Il y a une semaine, la coordinatrice de l’unité « rapport et enquête du Bureau conjoint des Nations unies aux droits de l’homme (BCNUDH) », Barbara Matasconi, annonçait avoir dénombré dix fosses communes dans la région : sept à Nkoto, pour des faits remontant à la fin du mois de septembre 2016, et trois aux alentours de Tshimbulu, pour des violences plus récentes.

Deux experts des Nations unies, l’Américain Michael Sharp et la Suédoise Zaida Catalan, et leurs quatre accompagnateurs congolais avaient même été portés disparus dans cette région, depuis le 11 mars. Hier, les corps des deux experts de l’ONU ont été retrouvés.
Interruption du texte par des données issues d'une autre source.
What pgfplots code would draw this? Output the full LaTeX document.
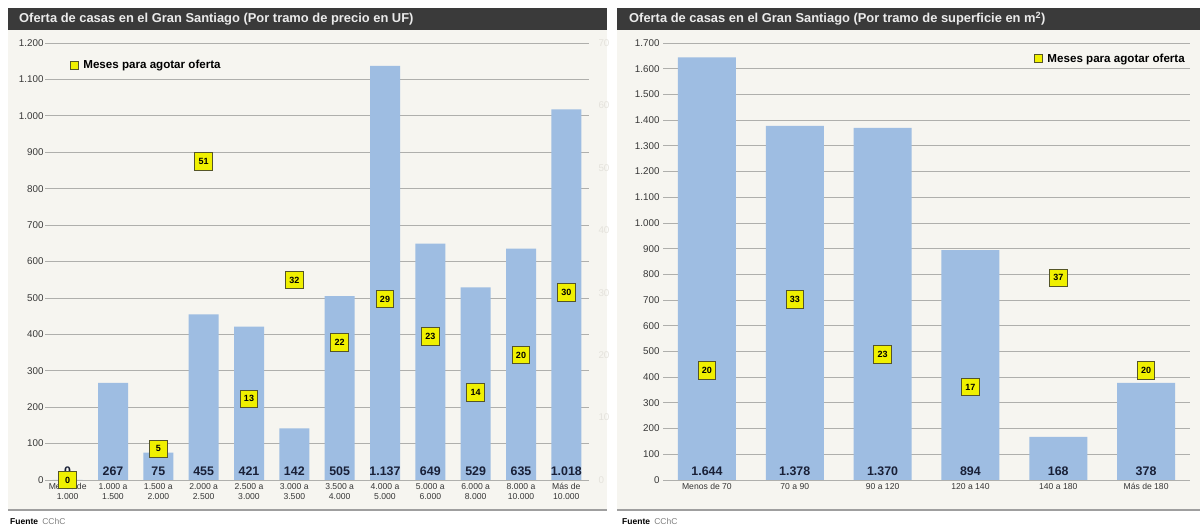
\documentclass[border=0pt]{standalone}
\usepackage{fontspec}
\setmainfont{Liberation Sans}
\usepackage{pgfplots}
\pgfplotsset{compat=1.18}
\definecolor{headbg}{RGB}{58,58,58}
\definecolor{panelbg}{RGB}{246,245,240}
\definecolor{barc}{RGB}{158,189,226}
\definecolor{gridc}{RGB}{175,175,172}
\definecolor{myyel}{RGB}{240,240,0}
\definecolor{mybord}{RGB}{85,85,40}
\definecolor{labc}{RGB}{25,32,55}
\definecolor{tickc}{RGB}{55,55,55}
\definecolor{faintc}{RGB}{228,226,220}
\newcommand{\tickfont}{\fontsize{9.8}{10}\selectfont}
\newcommand{\xfont}{\fontsize{8.6}{10}\selectfont}
\newcommand{\barfont}{\fontsize{12.4}{12}\selectfont\bfseries}
\newcommand{\markfont}{\fontsize{9}{9}\selectfont\bfseries}
\newcommand{\legfont}{\fontsize{11.6}{12}\selectfont\bfseries}
\newcommand{\titfont}{\fontsize{12.9}{13}\selectfont\bfseries}
\pgfplotsset{
  /pgf/number format/1000 sep={.},
  /pgf/number format/assume math mode=true,
  mybase/.style={
    anchor=south west, scale only axis, clip=false,
    major tick length=0pt, axis line style={draw=none},
    scaled y ticks=false,
    y tick label style={font=\tickfont, text=tickc},
    x tick label style={font=\xfont, text=tickc, align=center},
  },
  marknode/.style={draw=none, mark=none, nodes near coords, nodes near coords align=center,
    every node near coord/.append style={fill=myyel, draw=mybord, line width=1pt,
      minimum size=17.5pt, inner sep=0pt, font=\markfont, text=black}},
  barlab/.style={draw=none, mark=none, nodes near coords, point meta=explicit,
    nodes near coords align=center,
    every node near coord/.append style={yshift=9pt, font=\barfont, text=labc}},
  myleg/.style={legend style={draw=none, fill=none, font=\legfont, legend cell align=left},
    legend image code/.code={\draw[fill=myyel, draw=mybord, line width=0.8pt] (0pt,-3.8pt) rectangle (7.6pt,3.8pt);
      \path (11pt,0pt);}},
}
\begin{document}
\begin{tikzpicture}[x=1pt,y=1pt]
\useasboundingbox (0pt,0pt) rectangle (1202pt,526pt);
% left panel
\fill[panelbg] (8pt,16pt) rectangle (607pt,496pt);
\fill[headbg] (8pt,496pt) rectangle (607pt,518pt);
\node[anchor=west, text=white!92!black, font=\titfont, inner sep=0pt] at (19pt,507pt) {Oferta de casas en el Gran Santiago (Por tramo de precio en UF)};
\draw[gray!75, line width=1.6pt] (8pt,16pt) -- (607pt,16pt);
\node[anchor=base west, font=\fontsize{8.5}{9}\selectfont, inner sep=0pt] at (10pt,1pt) {\textbf{Fuente}\enspace\textcolor{gray}{CChC}};
% right panel
\fill[panelbg] (617pt,16pt) rectangle (1200pt,496pt);
\fill[headbg] (617pt,496pt) rectangle (1200pt,518pt);
\node[anchor=west, text=white!92!black, font=\titfont, inner sep=0pt] at (629pt,507pt) {Oferta de casas en el Gran Santiago (Por tramo de superficie en m\textsuperscript{2})};
\draw[gray!75, line width=1.6pt] (617pt,16pt) -- (1200pt,16pt);
\node[anchor=base west, font=\fontsize{8.5}{9}\selectfont, inner sep=0pt] at (622pt,1pt) {\textbf{Fuente}\enspace\textcolor{gray}{CChC}};

% ---------- left chart, primary
\begin{axis}[mybase, at={(45pt,46pt)}, width=544pt, height=437pt,
  xmin=-0.5, xmax=11.5, ymin=0, ymax=1200,
  ytick={0,100,...,1200}, ymajorgrids, grid style={gridc, line width=0.8pt},
  y tick label style={xshift=2pt},
  xtick={0,...,11},
  xticklabels={Menos de\\1.000, 1.000 a\\1.500, 1.500 a\\2.000, 2.000 a\\2.500, 2.500 a\\3.000, 3.000 a\\3.500, 3.500 a\\4.000, 4.000 a\\5.000, 5.000 a\\6.000, 6.000 a\\8.000, 8.000 a\\10.000, Más de\\10.000},
  ]
\addplot[ybar, bar width=30pt, bar shift=0pt, fill=barc, draw=none] coordinates {
  (0,0) (1,267) (2,75) (3,455) (4,421) (5,142) (6,505) (7,1137) (8,649) (9,529) (10,635) (11,1018)};
\addplot[barlab] coordinates {
  (0,0)[0] (1,0)[267] (2,0)[75] (3,0)[455] (4,0)[421] (5,0)[142] (6,0)[505] (7,0)[1137] (8,0)[649] (9,0)[529] (10,0)[635] (11,0)[1018]};
\end{axis}
% ---------- left chart, secondary
\begin{axis}[mybase, myleg, at={(45pt,46pt)}, width=544pt, height=437pt,
  xmin=-0.5, xmax=11.5, ymin=0, ymax=70,
  axis x line=none, axis y line*=right, axis line style={draw=none},
  ytick={0,10,...,70}, y tick label style={text=faintc, xshift=6pt},
  legend style={at={(0.04,0.97)}, anchor=north west},
  ]
\addplot[marknode] coordinates {(0,0) (2,5) (3,51) (4,13) (5,32) (6,22) (7,29) (8,23) (9,14) (10,20) (11,30)};
\addlegendentry{Meses para agotar oferta}
\end{axis}

% ---------- right chart, primary
\begin{axis}[mybase, at={(663pt,46pt)}, width=527pt, height=437pt,
  xmin=-0.5, xmax=5.5, ymin=0, ymax=1700,
  ytick={0,100,...,1700}, ymajorgrids, grid style={gridc, line width=0.8pt},
  xtick={0,...,5},
  xticklabels={Menos de 70, 70 a 90, 90 a 120, 120 a 140, 140 a 180, Más de 180},
  ]
\addplot[ybar, bar width=58pt, bar shift=0pt, fill=barc, draw=none] coordinates {
  (0,1644) (1,1378) (2,1370) (3,894) (4,168) (5,378)};
\addplot[barlab] coordinates {
  (0,0)[1644] (1,0)[1378] (2,0)[1370] (3,0)[894] (4,0)[168] (5,0)[378]};
\end{axis}
% ---------- right chart, secondary
\begin{axis}[mybase, myleg, at={(663pt,46pt)}, width=527pt, height=437pt,
  xmin=-0.5, xmax=5.5, ymin=0, ymax=80,
  axis x line=none, axis y line*=right, axis line style={draw=none},
  ytick=\empty,
  legend style={at={(1.0,0.985)}, anchor=north east},
  ]
\addplot[marknode] coordinates {(0,20) (1,33) (2,23) (3,17) (4,37) (5,20)};
\addlegendentry{Meses para agotar oferta}
\end{axis}
\end{tikzpicture}
\end{document}
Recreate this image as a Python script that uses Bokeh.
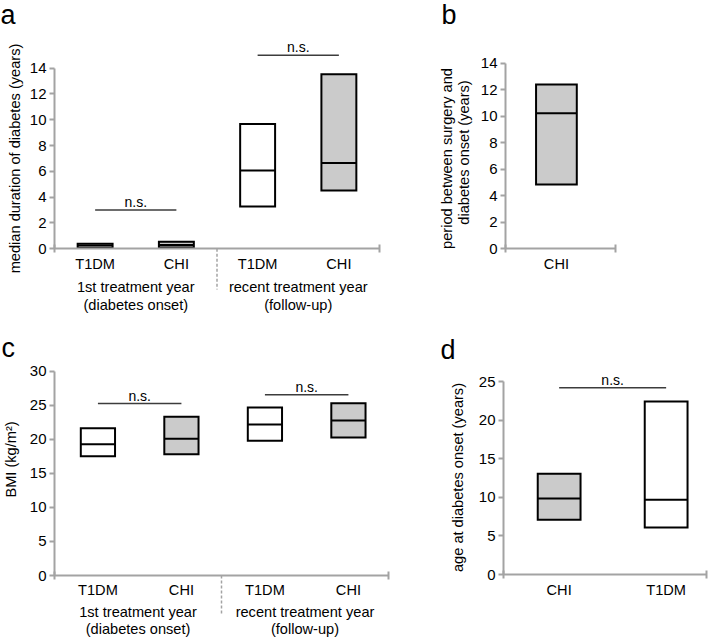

La FIDH redoute des violences généralisées

D’autres foyers de violence enflamment la RD-Congo. Parmi les groupes armés nouveaux venus : le mouvement politico-religieux Bundu Dia Kongo dans le Kongo-Central. Dans le Tanganyika, Pygmées et Bantous s’affrontent régulièrement.

Et l’est du pays – Nord-Kivu et Sud-Kivu – est toujours pris en otage par plus de 70 groupes armés et par le jeu trouble de ses puissants voisins dans la région que sont le Rwanda et l’Ouganda. Le Sud-Kivu doit également faire face à l’arrivée massive de réfugiés Burundais qui fuient la répression de Pierre Nkurunziza.

Lundi, la fédération internationale des ligues des droits de l’Homme (FIDH) redoutait que « la situation sécuritaire précaire qui règne en RDC » dégénère « très rapidement » et plonge « dans des violences généralisées » un pays où sévit depuis des années de nombreuses milices.

Sur le volet politique, le blocage persiste entre le pouvoir et l’opposition. Près de trois mois après la signature d’un accord qui autorise le président Joseph Kabila à demeurer au pouvoir jusqu’à la fin 2017, en échange d’un mécanisme de cogestion du pays, aucune avancée n’est apportée.

Lundi soir, les évêques catholiques qui assurent la médiation entre les deux parties – accusées toutes deux de faire preuve de mauvaise volonté – ont constaté une nouvelle fois leur impuissance à les mettre d’accord, sans pour autant jeter l’éponge.

« La classe politique est irresponsable »

Père Donatien Nshole

Secrétaire général de la Conférence épiscopale nationale du Congo (Cenco)

« Des divergences entre le pouvoir et l’opposition cachent une volonté de maintenir le pays dans la crise et retardent l’application de l’accord de la Saint Sylvestre qui doit accompagner le processus électoral.

La classe politique irresponsable est animée de mauvaise foi au détriment d’une population préoccupée par une situation économique et financière qui se détériore. Dans cette situation, les évêques n’acceptent plus de poursuivre indéfiniment cette mission de bons offices, au risque d’abandonner les responsabilités exigeantes de leurs diocèses respectifs ».